Hace un par de días, buceando en otro de esos blogs en los cuales me sumerjo de vez en cuando, me encontré con el comentario de alguien que - como yo hice en su día - se quejaba de las podas salvajes a las que someten a nuestros árboles fuera de tiempo. En este caso parece que con la firme intención de privarnos del placer que supone para los sentidos (al menos para muchas personas como yo) el imparable avance del otoño. Esa riqueza cromática invadida por los tonos dorados de las hojas secas, el entrañable sonido de los pisadas enredándose entre ellas, y, tal vez, el gorjeo de los últimos gorriones que buscan refugio entre sus ramas aún no desnudas del todo. Pero ante la sangrienta tala que los deja mutilados más que desnudos, ¿adonde habrán de ir a refugiarse esas bandadas que cada vez son más escasas?
Después, la audición de un programa especializado en medio ambiente me confirmó la realidad de cómo efectivamente están desapareciendo año a año estos pájaros que parecen haber abandonado ya para siempre sitios tales como Alemania y Francia. Escucho también que un experto auguró que si las abejas desaparecieran de nuestro planeta los seres humanos tardaríamos apenas cuatro años en ver destruido nuestro mundo, ya que de ellas depende un aspecto tan fundamental como la polinización de las plantas que dan vida a nuestro planeta y a todos los seres que en el mismo habitamos. Y cada día desaparece alguna especie de esos pequeños pero importantes insectos.
Mis conocimientos sobre la naturaleza y su evolución no alcanzan a saber cuanto de verdad hay en todas estas afirmaciones, ni hasta que punto son o no catastrofistas. Lo único que sé es que me siento a disgusto con esos cambios que van introduciéndose en nuestra vida, día a día, aniquilando las sensaciones ligadas a los ciclos de la naturaleza.

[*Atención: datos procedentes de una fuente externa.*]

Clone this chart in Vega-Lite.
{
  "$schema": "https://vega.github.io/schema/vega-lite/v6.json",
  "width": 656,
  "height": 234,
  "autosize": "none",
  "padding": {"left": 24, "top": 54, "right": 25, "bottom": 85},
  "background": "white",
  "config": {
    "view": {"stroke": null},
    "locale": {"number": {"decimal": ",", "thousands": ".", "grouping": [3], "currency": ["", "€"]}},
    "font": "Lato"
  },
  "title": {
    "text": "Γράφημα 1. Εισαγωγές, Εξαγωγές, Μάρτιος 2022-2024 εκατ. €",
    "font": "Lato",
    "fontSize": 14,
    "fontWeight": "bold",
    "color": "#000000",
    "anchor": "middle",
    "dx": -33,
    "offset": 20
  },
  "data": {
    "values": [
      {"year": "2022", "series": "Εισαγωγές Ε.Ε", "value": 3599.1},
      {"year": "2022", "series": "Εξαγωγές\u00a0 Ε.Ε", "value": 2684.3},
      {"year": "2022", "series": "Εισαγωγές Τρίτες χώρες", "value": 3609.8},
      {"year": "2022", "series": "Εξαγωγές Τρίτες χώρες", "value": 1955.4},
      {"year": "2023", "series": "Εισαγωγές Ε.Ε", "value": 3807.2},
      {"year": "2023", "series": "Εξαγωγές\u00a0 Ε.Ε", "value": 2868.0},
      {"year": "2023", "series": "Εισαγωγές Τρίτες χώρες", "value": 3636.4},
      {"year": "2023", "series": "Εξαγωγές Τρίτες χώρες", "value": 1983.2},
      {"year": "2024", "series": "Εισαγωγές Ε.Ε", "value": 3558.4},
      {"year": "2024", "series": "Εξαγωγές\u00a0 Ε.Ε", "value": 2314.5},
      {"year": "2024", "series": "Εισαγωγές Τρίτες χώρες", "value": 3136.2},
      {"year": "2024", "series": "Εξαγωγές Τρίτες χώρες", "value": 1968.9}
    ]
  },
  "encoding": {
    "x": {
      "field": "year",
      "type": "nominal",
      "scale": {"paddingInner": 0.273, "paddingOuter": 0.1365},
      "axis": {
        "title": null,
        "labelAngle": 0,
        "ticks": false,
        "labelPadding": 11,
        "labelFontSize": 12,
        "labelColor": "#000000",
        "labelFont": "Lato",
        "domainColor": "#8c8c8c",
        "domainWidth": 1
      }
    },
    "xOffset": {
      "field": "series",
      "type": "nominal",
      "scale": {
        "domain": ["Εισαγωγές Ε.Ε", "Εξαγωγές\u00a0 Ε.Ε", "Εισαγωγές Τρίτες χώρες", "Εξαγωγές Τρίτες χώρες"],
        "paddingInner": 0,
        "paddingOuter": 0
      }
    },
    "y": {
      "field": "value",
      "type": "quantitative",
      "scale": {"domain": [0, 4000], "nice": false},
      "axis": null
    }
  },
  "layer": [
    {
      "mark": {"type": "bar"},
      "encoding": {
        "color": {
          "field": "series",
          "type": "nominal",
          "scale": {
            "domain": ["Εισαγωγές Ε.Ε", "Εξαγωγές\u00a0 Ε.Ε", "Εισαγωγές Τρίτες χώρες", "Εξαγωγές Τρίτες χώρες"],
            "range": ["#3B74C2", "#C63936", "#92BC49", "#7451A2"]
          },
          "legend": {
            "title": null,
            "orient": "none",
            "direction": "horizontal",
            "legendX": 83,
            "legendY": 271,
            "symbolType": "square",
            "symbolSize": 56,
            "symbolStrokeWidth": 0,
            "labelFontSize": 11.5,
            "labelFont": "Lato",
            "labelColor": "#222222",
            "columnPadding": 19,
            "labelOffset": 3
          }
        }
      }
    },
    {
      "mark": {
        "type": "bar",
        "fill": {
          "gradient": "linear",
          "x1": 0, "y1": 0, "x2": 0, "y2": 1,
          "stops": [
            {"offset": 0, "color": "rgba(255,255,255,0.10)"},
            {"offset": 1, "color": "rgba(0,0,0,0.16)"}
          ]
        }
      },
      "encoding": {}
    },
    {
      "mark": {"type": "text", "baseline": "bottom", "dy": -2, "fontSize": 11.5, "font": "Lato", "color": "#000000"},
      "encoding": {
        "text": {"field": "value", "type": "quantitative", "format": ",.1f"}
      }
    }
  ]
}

Y al hilo de la situación de los gorriones recuerdo algo que me pasó hace ya algunos años en tierras vascas. Nos habíamos desplazado desde la pequeña localidad de Hondarribia hasta el pueblo de San Juan de Luz, ya en tierras francesas. Nos acogió el atardecer sentados en el murete del paseo que miraba al mar. Serían apenas las seis de la tarde (era un día de comienzos de primavera) y de pronto todo pareció sumirse en el silencio más desolador. No se oían risas infantiles, ni el vocerío juvenil propio de las pandillas. Y de pronto nos dimos cuenta de que hasta el sonido de los pájaros se había acallado. Fue como si de repente el sonido de la vida se hubiera desconectado del todo. Llegamos de nuevo a Hondarribia tras un corto trayecto en el pequeño barco que hace la ruta diaria. y fue poner el pie en el malecón y el aire se llenó del sonido de las risas y los gritos infantiles que acompañaban a los juegos y carreras, de las bromas de chicos y chicos enredándose a lo largo del paseo. Y el gorjeo de los pájaros, muchos pájaros, no sé si gorriones o de otra clase, pero pájaros al fin y al cabo. Pero era de nuevo el canto de la vida. Y por eso no hago más que preguntarme adonde irá a parar toda esa alegría si nos roban los árboles, y con ellos el otoño, y con ellos... tantas cosas!.